His relaxed attitude towards forgetting, considering it a natural part of the learning process was really welcome and comforting to me. Bunsuke doesn’t worry about forgetting words or kanji, and this is because he believes important information will resurface through repeated exposure. As his video goes on, he says his learning involves basically two activities: reading and writing down unfamiliar words. Something else I found resonating was that, for him, reading is a form of spaced repetition in itself, rendering Anki not better than reading and recording unfamiliar words and kanji.

The thing is… we will all forget before we learn something. So if, and when it happens, it’s ok. What I do is to keep trying to expose myself to Japanese as much as I can as I try to learn. I’m totally conscious my exposure time is not as big as my son’s, but this is because he’s been dedicating to studying, and only studying, while I have my work duties and a lot of other matters going on. Still, I’m really committed to learning a little every day, even if it means only a couple of minutes (luckily, I’ve been able to do it longer). As for not using Anki, maybe I have an oldschool mindset, maybe not. The thing is, for me, reading and writing down anything I don’t yet know really helps with the learning. I feel that’s what I’ve been doing all my life.

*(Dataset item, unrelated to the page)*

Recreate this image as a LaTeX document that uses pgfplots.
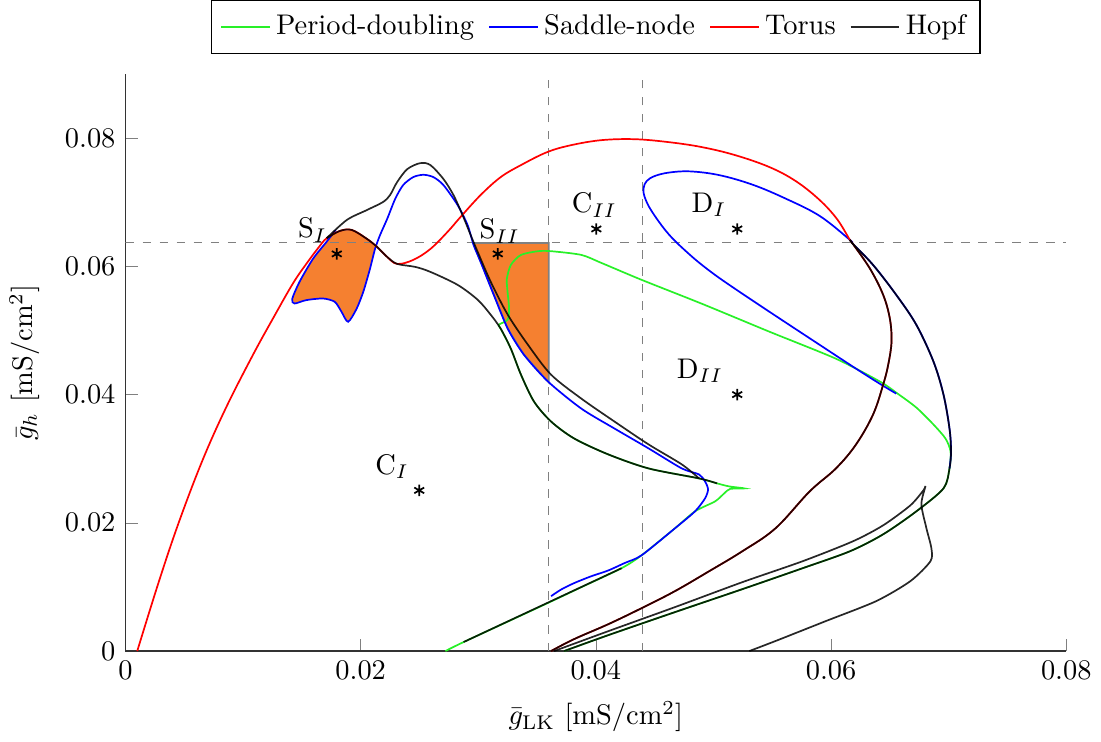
\documentclass[border=0pt]{standalone}
\usepackage{pgfplots}
\pgfplotsset{compat=1.18}
\definecolor{fillor}{RGB}{245,128,48}
\definecolor{pdgreen}{RGB}{40,240,40}
\begin{document}
\begin{tikzpicture}
\begin{axis}[
  scale only axis, width=331pt, height=203pt,
  xmin=0, xmax=0.08, ymin=0, ymax=0.09,
  axis lines*=left, tick align=inside,
  axis line style={black!80},
  major tick style={gray},
  xtick={0,0.02,0.04,0.06,0.08}, ytick={0,0.02,0.04,0.06,0.08},
  scaled ticks=false,
  xticklabel style={/pgf/number format/fixed,/pgf/number format/precision=2},
  yticklabel style={/pgf/number format/fixed,/pgf/number format/precision=2},
  xlabel={$\bar{g}_{\mathrm{LK}}$ [mS/cm$^2$]},
  ylabel={$\bar{g}_h$ [mS/cm$^2$]},
  ylabel shift=2pt, xlabel shift=1pt,
  legend style={at={(0.5,1.035)}, anchor=south, legend columns=-1, draw=black,
    inner ysep=3pt, /tikz/every even column/.append style={column sep=3pt}},
  every axis plot/.append style={line width=0.6pt},
]
\addlegendimage{pdgreen}\addlegendentry{Period-doubling}
\addlegendimage{blue}\addlegendentry{Saddle-node}
\addlegendimage{red}\addlegendentry{Torus}
\addlegendimage{black!85}\addlegendentry{Hopf}

% orange regions
\addplot[fill=fillor, draw=none, forget plot] coordinates {
(0.01711,0.06440)(0.01823,0.06553)(0.01925,0.06568)(0.02054,0.06428)(0.02139,0.06304)(0.02122,0.06272)
(0.02079,0.05961)(0.02022,0.05603)(0.01965,0.05338)(0.01893,0.05136)(0.01837,0.05292)(0.01780,0.05447)
(0.01680,0.05499)(0.01538,0.05474)(0.01437,0.05421)(0.01418,0.05494)(0.01480,0.05759)(0.01594,0.06117)(0.01709,0.06381)} -- cycle;
\addplot[fill=fillor, draw=gray, forget plot] coordinates {
(0.02955,0.06366)(0.03020,0.06070)(0.03132,0.05556)(0.03251,0.05027)(0.03388,0.04623)(0.03594,0.04202)(0.0360,0.0419)(0.0360,0.06366)} -- cycle;

% dashed guides
\addplot[gray, dashed, line width=0.4pt, forget plot] coordinates {(0.036,0)(0.036,0.09)};
\addplot[gray, dashed, line width=0.4pt, forget plot] coordinates {(0.044,0)(0.044,0.09)};
\addplot[gray, dashed, line width=0.4pt, forget plot] coordinates {(0,0.06366)(0.08,0.06366)};

% Period-doubling
\addplot[pdgreen, smooth, tension=0.45, forget plot] coordinates {
(0.02721,0)(0.02875,0.00140)(0.03534,0.00700)(0.03876,0.00996)(0.04218,0.01292)(0.04389,0.01494)
(0.04672,0.01914)(0.04843,0.02179)(0.05014,0.02335)(0.05091,0.02459)(0.05142,0.02529)(0.05262,0.02537)
(0.05134,0.02568)(0.05031,0.02615)(0.04877,0.02693)(0.04449,0.02848)(0.04107,0.03066)(0.03816,0.03315)
(0.03619,0.03580)(0.03474,0.03891)(0.03363,0.04311)(0.03277,0.04716)(0.03191,0.05027)(0.03174,0.05089)
(0.03249,0.05167)(0.03262,0.05338)(0.03249,0.05603)(0.03243,0.05805)(0.03277,0.06023)(0.03363,0.06179)
(0.03508,0.06237)(0.03619,0.06237)(0.03876,0.06179)(0.04047,0.06054)(0.04389,0.05790)(0.04903,0.05416)
(0.05476,0.04981)(0.06041,0.04560)(0.06417,0.04202)(0.06554,0.04031)(0.06725,0.03798)(0.06871,0.03533)
(0.06973,0.03315)(0.07016,0.03113)(0.07007,0.02848)(0.06956,0.02537)(0.06725,0.02179)(0.06443,0.01821)
(0.06160,0.01556)(0.05758,0.01292)(0.05245,0.00965)(0.04672,0.00607)(0.04107,0.00249)(0.03730,0)};

% Saddle-node
\addplot[blue, smooth, tension=0.45, forget plot] coordinates {
(0.01788,0.06568)(0.01709,0.06381)(0.01594,0.06117)(0.01480,0.05759)(0.01418,0.05494)(0.01437,0.05421)
(0.01538,0.05474)(0.01680,0.05499)(0.01780,0.05447)(0.01837,0.05292)(0.01893,0.05136)(0.01965,0.05338)
(0.02022,0.05603)(0.02079,0.05961)(0.02122,0.06272)(0.02165,0.06490)(0.02225,0.06739)(0.02293,0.07051)
(0.02361,0.07268)(0.02447,0.07393)(0.02533,0.07429)(0.02618,0.07393)(0.02704,0.07268)(0.02824,0.06957)
(0.02909,0.06646)(0.02960,0.06335)(0.03020,0.06070)(0.03132,0.05556)(0.03251,0.05027)(0.03388,0.04623)
(0.03594,0.04202)(0.03876,0.03782)(0.04158,0.03471)(0.04449,0.03160)(0.04731,0.02848)(0.04877,0.02755)
(0.04928,0.02646)(0.04954,0.02521)(0.04928,0.02381)(0.04843,0.02179)(0.04672,0.01914)(0.04389,0.01494)
(0.04246,0.01374)(0.04104,0.01256)(0.03961,0.01167)(0.03819,0.01063)(0.03705,0.00960)(0.03619,0.00856)};
\addplot[blue, smooth, tension=0.6, forget plot] coordinates {
(0.06554,0.04016)(0.06426,0.04156)(0.06212,0.04405)(0.05929,0.04745)(0.05476,0.05292)
(0.05134,0.05712)(0.04960,0.05940)(0.04800,0.06180)(0.04620,0.06500)(0.04475,0.06860)(0.04415,0.07082)(0.04406,0.07222)
(0.04432,0.07331)(0.04500,0.07409)(0.04620,0.07463)(0.04800,0.07482)(0.05048,0.07424)(0.05330,0.07276)
(0.05613,0.07058)(0.05904,0.06786)(0.06160,0.06413)(0.06186,0.06350)(0.06357,0.06023)(0.06554,0.05556)
(0.06725,0.05089)(0.06871,0.04514)(0.06956,0.04000)(0.07007,0.03471)(0.07020,0.03113)(0.07007,0.02848)};

% Torus
\addplot[red, smooth, tension=0.6, forget plot] coordinates {
(0.00100,0)(0.00285,0.01090)(0.00456,0.02020)(0.00656,0.02980)(0.00856,0.03800)(0.01084,0.04620)
(0.01255,0.05190)(0.01426,0.05740)(0.01550,0.06070)(0.01640,0.06290)(0.01711,0.06440)
(0.01823,0.06553)(0.01925,0.06568)(0.02054,0.06428)(0.02139,0.06304)(0.02225,0.06148)(0.02310,0.06039)
(0.02447,0.06101)(0.02593,0.06272)(0.02738,0.06537)(0.02849,0.06770)(0.03020,0.07113)(0.03191,0.07393)
(0.03363,0.07580)(0.03585,0.07782)(0.03790,0.07891)(0.04047,0.07969)(0.04329,0.07984)(0.04620,0.07938)
(0.04903,0.07860)(0.05185,0.07735)(0.05476,0.07549)(0.05700,0.07330)(0.05900,0.07040)(0.06050,0.06740)(0.06160,0.06413)
(0.06186,0.06350)(0.06332,0.05961)(0.06443,0.05556)(0.06500,0.05183)(0.06514,0.04825)(0.06486,0.04467)
(0.06443,0.04156)(0.06357,0.03689)(0.06212,0.03222)(0.06041,0.02848)(0.05818,0.02490)(0.05527,0.01914)
(0.05245,0.01556)(0.04963,0.01245)(0.04672,0.00934)(0.04389,0.00669)(0.04107,0.00420)(0.03816,0.00187)(0.03619,0)};

% Hopf
\addplot[black, opacity=0.85, smooth, tension=0.5, forget plot] coordinates {
(0.01711,0.06440)(0.01823,0.06553)(0.01925,0.06568)(0.02054,0.06428)(0.02139,0.06304)(0.02225,0.06148)
(0.02310,0.06039)(0.02464,0.05992)(0.02593,0.05914)(0.02824,0.05712)(0.02995,0.05479)(0.03106,0.05245)
(0.03191,0.05027)(0.03277,0.04716)(0.03363,0.04311)(0.03474,0.03891)(0.03619,0.03580)(0.03816,0.03315)
(0.04107,0.03066)(0.04449,0.02848)(0.04877,0.02693)(0.05031,0.02615)};
\addplot[black, opacity=0.85, smooth, tension=0.5, forget plot] coordinates {
(0.01711,0.06440)(0.01882,0.06724)(0.02053,0.06879)(0.02190,0.07004)(0.02250,0.07113)(0.02310,0.07315)
(0.02396,0.07517)(0.02507,0.07611)(0.02593,0.07580)(0.02704,0.07362)(0.02789,0.07113)(0.02866,0.06802)
(0.02935,0.06490)(0.02995,0.06226)(0.03106,0.05759)(0.03251,0.05245)(0.03422,0.04778)(0.03619,0.04311)
(0.03876,0.03938)(0.04158,0.03580)(0.04449,0.03222)(0.04731,0.02911)(0.04877,0.02693)};
\addplot[black, opacity=0.85, smooth, tension=0.45, forget plot] coordinates {
(0.03645,0)(0.04107,0.00311)(0.04672,0.00685)(0.05245,0.01074)(0.05758,0.01401)(0.06186,0.01712)
(0.06443,0.01961)(0.06674,0.02272)(0.06785,0.02506)(0.06802,0.02568)(0.06768,0.02288)(0.06811,0.01914)
(0.06853,0.01603)(0.06845,0.01401)(0.06674,0.01090)(0.06383,0.00778)(0.05955,0.00467)(0.05527,0.00156)(0.05305,0)};
\addplot[black, opacity=0.85, smooth, tension=0.5, forget plot] coordinates {
(0.06160,0.06413)(0.06186,0.06350)(0.06357,0.06023)(0.06554,0.05556)(0.06725,0.05089)(0.06871,0.04514)
(0.06956,0.04000)(0.07007,0.03471)(0.07020,0.03113)(0.07007,0.02848)(0.06956,0.02537)(0.06725,0.02179)
(0.06443,0.01821)(0.06160,0.01556)(0.05758,0.01292)(0.05245,0.00965)(0.04672,0.00607)(0.04107,0.00249)(0.03730,0)};
\addplot[black, opacity=0.85, smooth, tension=0.6, forget plot] coordinates {
(0.06160,0.06413)(0.06186,0.06350)(0.06332,0.05961)(0.06443,0.05556)(0.06500,0.05183)(0.06514,0.04825)
(0.06486,0.04467)(0.06443,0.04156)(0.06357,0.03689)(0.06212,0.03222)(0.06041,0.02848)(0.05818,0.02490)
(0.05527,0.01914)(0.05245,0.01556)(0.04963,0.01245)(0.04672,0.00934)(0.04389,0.00669)(0.04107,0.00420)
(0.03816,0.00187)(0.03619,0)};
\addplot[black, opacity=0.85, forget plot] coordinates {(0.02875,0.00140)(0.04218,0.01292)};

% region markers
\addplot[only marks, mark=asterisk, mark size=2pt, black, forget plot] coordinates {
(0.01797,0.06195)(0.03166,0.06195)(0.04004,0.06584)(0.05202,0.06584)(0.05202,0.04000)(0.02498,0.02506)};
\node at (axis cs:0.01591,0.06568) {S$_I$};
\node at (axis cs:0.03183,0.06553) {S$_{II}$};
\node at (axis cs:0.03987,0.06957) {C$_{II}$};
\node at (axis cs:0.04963,0.06957) {D$_I$};
\node at (axis cs:0.04886,0.04374) {D$_{II}$};
\node at (axis cs:0.02267,0.02879) {C$_I$};
\end{axis}
\end{tikzpicture}
\end{document}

I found out that Steve Kaufmann, a Canadian linguist who currently speaks 20 languages and is an authority in language learning, talks about forgetting languages on a recurring basis in some of his YouTube videos. He says he personally looks for language exposition through reading (and listening to) lots of content, and that this regular exposure to the language makes it quickly revive when needed — so knowing someone as renowned as him also believes important information will resurface through repeated exposure is also comforting to me.

My son doesn’t give Anki all his trust out of the blue. Anki has indeed been the tool that proved crucial for him to gain all the vocabulary, fluency and understanding he conquered in Japanese. This means there’s nothing wrong with using Anki. But his stance regarding Japanese resembles a duty, as he’s dreamed of studying and living in Japan for quite sometime now (and again, I love and admire him for his bravery in doing it this way). On the other hand, although I am learning Japanese for some reasons, I want to do it having fun along the way — meaning that the moment it starts to feel as a chore for me, it will be the moment I quit.

Forgetting words and phrases as part of my learning process has happened to me, and it has been fun. I’ve just got to take a leap of faith while learning, as I’m sure the commonplace between me, Bunsuke and Steve Kaufmann is embracing the idea that forgetting will help building some kind of knowledge reserve that can be retrieved and relearned later. I know it sounds most unbelievable to trust in vocabulary eventually sticking, but I’m sure it will. So that’s why, Anki apart, I believe no one should worry about forgetting along the path of learning.

“Japanese is very simple to speak compared with other languages. There are no articles, no ‘the,’ ‘a,’ or ‘an.’ No verb conjugations or infinitives…Yukimasu means I go, but equally you, he, she, it, we, they go, or will go, or even could have gone. Even plural and singular nouns are the same. Tsuma means wife, or wives. Very simple.”

“Well, how do you tell the difference between I go, yukimasu, and they went, yukimasu?”

“By inflection, Anjin-san, and tone. Listen: yukimasuyukimasu.”

“But these both sounded exactly the same.”

“Ah, Anjin-san, that’s because you’re thinking in your own language. To understand Japanese you have to think Japanese. Don’t forget our language is the language of the infinite. It’s all so simple, Anjin-san.”